Charts and diagrams as code:
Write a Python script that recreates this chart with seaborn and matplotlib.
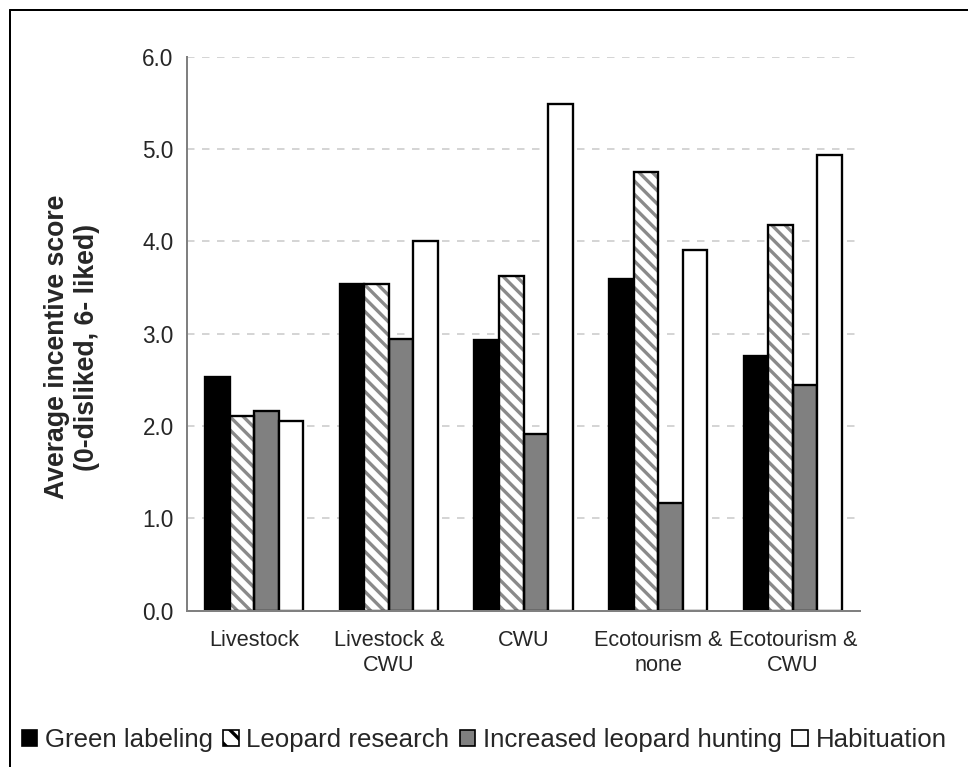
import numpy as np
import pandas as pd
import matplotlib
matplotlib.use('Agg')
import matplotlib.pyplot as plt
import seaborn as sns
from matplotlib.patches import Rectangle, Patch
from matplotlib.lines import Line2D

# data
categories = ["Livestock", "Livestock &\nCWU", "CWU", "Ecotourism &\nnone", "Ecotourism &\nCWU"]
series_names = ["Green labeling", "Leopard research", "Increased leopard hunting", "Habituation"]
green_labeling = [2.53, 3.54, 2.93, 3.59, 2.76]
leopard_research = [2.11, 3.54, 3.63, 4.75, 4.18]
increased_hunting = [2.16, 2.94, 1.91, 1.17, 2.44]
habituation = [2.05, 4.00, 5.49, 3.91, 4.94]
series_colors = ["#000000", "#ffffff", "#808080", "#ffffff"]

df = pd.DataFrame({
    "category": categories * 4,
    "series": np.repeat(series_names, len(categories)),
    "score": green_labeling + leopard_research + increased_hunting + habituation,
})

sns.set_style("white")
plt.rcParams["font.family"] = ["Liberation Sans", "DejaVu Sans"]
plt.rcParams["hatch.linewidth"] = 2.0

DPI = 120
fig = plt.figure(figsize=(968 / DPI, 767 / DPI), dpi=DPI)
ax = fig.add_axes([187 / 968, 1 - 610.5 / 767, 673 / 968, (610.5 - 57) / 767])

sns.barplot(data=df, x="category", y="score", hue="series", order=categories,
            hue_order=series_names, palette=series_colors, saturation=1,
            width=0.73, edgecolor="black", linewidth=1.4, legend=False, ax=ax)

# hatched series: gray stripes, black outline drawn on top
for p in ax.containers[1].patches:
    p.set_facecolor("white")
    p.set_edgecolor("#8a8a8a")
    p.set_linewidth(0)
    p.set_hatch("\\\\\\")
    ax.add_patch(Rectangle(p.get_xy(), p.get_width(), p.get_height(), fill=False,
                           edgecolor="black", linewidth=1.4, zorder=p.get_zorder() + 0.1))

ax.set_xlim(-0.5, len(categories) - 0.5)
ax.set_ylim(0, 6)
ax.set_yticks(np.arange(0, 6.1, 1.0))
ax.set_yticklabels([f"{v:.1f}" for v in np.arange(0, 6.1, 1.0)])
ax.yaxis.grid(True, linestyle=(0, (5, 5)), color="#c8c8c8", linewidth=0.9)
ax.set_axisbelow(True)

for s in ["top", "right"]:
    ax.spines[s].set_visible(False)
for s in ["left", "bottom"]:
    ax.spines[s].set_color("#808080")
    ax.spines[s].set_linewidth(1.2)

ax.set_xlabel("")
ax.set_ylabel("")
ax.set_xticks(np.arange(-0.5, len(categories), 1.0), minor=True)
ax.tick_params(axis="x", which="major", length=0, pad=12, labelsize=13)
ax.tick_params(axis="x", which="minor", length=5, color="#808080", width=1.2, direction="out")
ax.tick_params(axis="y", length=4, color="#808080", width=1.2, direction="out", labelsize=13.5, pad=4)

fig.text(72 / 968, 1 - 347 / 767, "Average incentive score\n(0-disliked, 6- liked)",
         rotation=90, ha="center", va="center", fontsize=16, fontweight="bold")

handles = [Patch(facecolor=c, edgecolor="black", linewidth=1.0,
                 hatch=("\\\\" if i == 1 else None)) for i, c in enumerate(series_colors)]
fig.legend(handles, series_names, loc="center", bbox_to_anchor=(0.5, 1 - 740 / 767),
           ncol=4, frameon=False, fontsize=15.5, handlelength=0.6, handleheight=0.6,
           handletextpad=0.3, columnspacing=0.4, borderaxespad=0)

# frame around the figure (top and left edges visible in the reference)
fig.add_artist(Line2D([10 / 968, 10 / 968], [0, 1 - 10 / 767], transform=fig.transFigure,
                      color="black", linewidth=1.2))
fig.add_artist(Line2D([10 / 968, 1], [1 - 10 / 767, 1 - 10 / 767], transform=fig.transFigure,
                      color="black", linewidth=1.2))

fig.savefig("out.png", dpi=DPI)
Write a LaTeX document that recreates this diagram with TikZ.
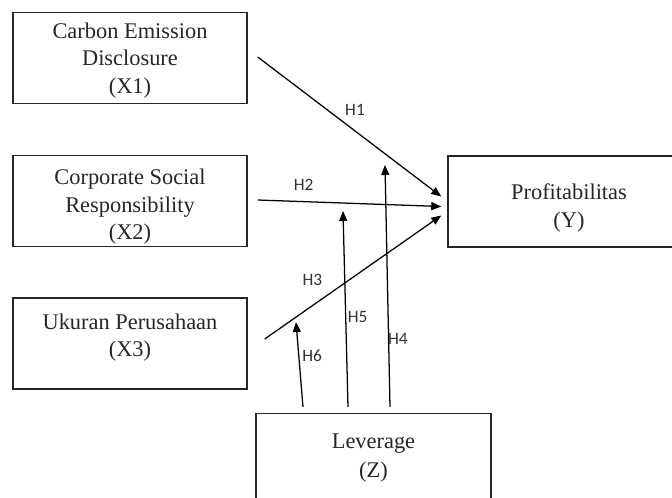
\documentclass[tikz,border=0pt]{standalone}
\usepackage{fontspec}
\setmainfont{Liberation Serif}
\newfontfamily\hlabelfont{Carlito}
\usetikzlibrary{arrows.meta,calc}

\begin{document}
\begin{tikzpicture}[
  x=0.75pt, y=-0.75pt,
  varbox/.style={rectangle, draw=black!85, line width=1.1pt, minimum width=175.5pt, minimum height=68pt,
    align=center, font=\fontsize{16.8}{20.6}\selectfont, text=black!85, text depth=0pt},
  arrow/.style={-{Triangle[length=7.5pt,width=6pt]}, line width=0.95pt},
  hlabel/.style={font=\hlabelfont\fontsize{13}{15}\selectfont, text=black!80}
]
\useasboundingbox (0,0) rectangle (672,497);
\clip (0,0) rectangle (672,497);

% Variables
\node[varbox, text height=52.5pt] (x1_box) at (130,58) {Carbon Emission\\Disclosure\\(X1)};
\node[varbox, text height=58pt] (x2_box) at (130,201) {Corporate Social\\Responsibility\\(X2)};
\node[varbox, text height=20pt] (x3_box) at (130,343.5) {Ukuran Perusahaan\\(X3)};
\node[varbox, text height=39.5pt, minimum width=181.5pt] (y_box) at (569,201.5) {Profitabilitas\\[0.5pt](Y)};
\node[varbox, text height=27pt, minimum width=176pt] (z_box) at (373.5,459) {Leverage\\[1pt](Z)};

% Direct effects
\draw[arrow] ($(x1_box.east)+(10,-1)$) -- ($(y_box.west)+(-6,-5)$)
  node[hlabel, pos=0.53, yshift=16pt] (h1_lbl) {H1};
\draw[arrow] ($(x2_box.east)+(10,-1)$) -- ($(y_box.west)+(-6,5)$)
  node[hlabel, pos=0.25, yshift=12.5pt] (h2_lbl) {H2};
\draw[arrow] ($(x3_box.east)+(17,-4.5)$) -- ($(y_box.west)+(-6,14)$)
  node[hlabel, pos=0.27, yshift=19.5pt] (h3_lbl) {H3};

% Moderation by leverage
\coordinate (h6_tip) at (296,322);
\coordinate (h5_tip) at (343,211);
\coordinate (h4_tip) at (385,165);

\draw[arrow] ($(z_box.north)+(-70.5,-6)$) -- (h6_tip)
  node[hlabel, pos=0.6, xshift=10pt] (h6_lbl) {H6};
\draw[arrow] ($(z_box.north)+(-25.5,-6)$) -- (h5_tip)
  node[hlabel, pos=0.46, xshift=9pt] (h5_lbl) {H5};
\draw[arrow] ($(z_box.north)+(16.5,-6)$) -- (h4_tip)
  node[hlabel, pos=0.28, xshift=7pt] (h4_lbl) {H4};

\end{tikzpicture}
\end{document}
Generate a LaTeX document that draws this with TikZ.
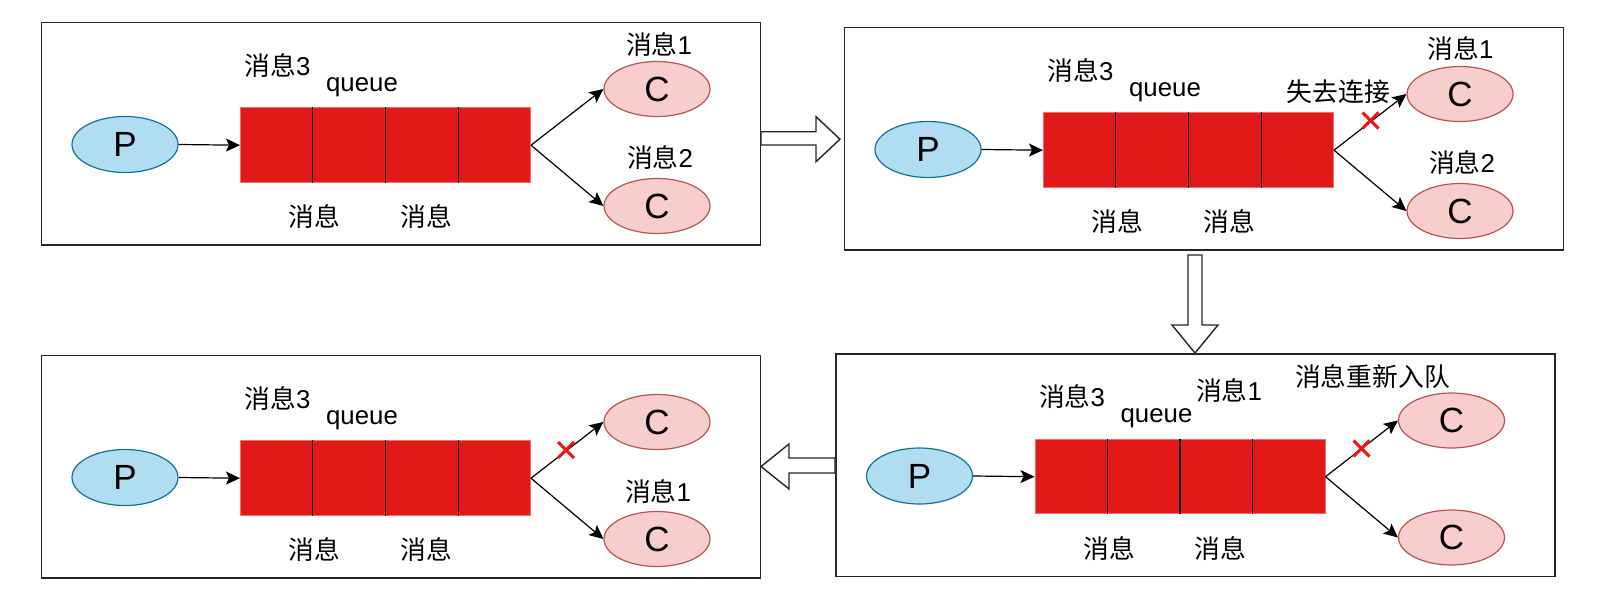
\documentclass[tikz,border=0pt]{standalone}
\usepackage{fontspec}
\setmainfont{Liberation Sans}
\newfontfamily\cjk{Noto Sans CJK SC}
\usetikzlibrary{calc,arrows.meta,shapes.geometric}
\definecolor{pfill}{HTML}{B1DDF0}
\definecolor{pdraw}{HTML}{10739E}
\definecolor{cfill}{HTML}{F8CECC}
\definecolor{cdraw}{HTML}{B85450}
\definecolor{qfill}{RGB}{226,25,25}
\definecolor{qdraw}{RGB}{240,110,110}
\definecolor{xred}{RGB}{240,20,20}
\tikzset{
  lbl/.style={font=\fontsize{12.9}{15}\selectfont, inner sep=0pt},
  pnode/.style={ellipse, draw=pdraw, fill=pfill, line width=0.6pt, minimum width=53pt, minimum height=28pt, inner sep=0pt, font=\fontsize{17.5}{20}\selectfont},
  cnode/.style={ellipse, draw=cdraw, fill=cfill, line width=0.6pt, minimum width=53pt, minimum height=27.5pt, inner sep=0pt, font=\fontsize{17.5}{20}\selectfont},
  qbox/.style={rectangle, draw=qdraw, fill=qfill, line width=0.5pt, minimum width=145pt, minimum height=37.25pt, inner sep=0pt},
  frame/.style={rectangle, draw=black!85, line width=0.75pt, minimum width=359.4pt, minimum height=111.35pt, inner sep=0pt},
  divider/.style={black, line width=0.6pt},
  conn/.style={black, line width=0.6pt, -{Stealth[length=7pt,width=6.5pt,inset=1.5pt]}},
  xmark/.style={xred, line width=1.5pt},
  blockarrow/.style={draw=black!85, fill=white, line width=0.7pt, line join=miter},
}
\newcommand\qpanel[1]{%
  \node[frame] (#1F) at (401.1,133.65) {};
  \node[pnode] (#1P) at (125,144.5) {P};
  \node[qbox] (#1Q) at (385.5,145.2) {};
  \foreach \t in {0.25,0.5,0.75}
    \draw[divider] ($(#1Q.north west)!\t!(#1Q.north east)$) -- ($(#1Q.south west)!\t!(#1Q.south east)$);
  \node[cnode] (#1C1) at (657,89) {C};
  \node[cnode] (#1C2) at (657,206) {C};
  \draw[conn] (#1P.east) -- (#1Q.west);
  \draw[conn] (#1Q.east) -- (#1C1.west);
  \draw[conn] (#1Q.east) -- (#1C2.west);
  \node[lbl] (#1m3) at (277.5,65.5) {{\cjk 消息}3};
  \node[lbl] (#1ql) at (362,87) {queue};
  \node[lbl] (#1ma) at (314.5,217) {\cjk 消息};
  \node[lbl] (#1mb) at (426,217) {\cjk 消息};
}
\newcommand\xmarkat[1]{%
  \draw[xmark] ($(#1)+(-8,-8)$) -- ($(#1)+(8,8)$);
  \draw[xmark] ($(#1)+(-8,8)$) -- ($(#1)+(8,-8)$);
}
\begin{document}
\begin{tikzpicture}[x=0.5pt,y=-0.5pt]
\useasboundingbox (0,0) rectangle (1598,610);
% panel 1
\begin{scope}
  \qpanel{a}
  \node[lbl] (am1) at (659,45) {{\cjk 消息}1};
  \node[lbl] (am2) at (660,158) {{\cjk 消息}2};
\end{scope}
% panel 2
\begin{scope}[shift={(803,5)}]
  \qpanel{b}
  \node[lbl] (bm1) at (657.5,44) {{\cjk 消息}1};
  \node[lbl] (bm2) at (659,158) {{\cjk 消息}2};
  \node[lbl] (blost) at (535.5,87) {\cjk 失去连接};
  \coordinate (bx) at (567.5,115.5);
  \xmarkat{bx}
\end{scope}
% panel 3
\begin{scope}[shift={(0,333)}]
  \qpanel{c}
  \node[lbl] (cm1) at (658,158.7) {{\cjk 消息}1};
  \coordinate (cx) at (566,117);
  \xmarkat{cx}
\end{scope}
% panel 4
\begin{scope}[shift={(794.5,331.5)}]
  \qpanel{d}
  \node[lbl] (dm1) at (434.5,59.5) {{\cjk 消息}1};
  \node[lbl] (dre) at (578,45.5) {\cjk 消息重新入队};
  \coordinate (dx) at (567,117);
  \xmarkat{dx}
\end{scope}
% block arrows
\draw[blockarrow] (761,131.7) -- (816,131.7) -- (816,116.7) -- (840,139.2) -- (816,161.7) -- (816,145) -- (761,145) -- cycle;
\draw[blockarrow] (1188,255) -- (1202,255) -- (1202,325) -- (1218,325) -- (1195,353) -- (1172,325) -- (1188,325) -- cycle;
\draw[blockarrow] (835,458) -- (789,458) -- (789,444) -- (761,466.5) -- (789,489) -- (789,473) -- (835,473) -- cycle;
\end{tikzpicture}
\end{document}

** What the exercise asks **
Begin at the first line of the material and copy each line exactly through the one containing "from matplotlib.lines import Line2D". Omit pictures.

** Output of the task **
Write a Python script that recreates this chart with seaborn and matplotlib.
import numpy as np
import pandas as pd
import matplotlib
matplotlib.use('Agg')
import matplotlib.pyplot as plt
import seaborn as sns
from matplotlib.patches import Rectangle, Patch
from matplotlib.lines import Line2D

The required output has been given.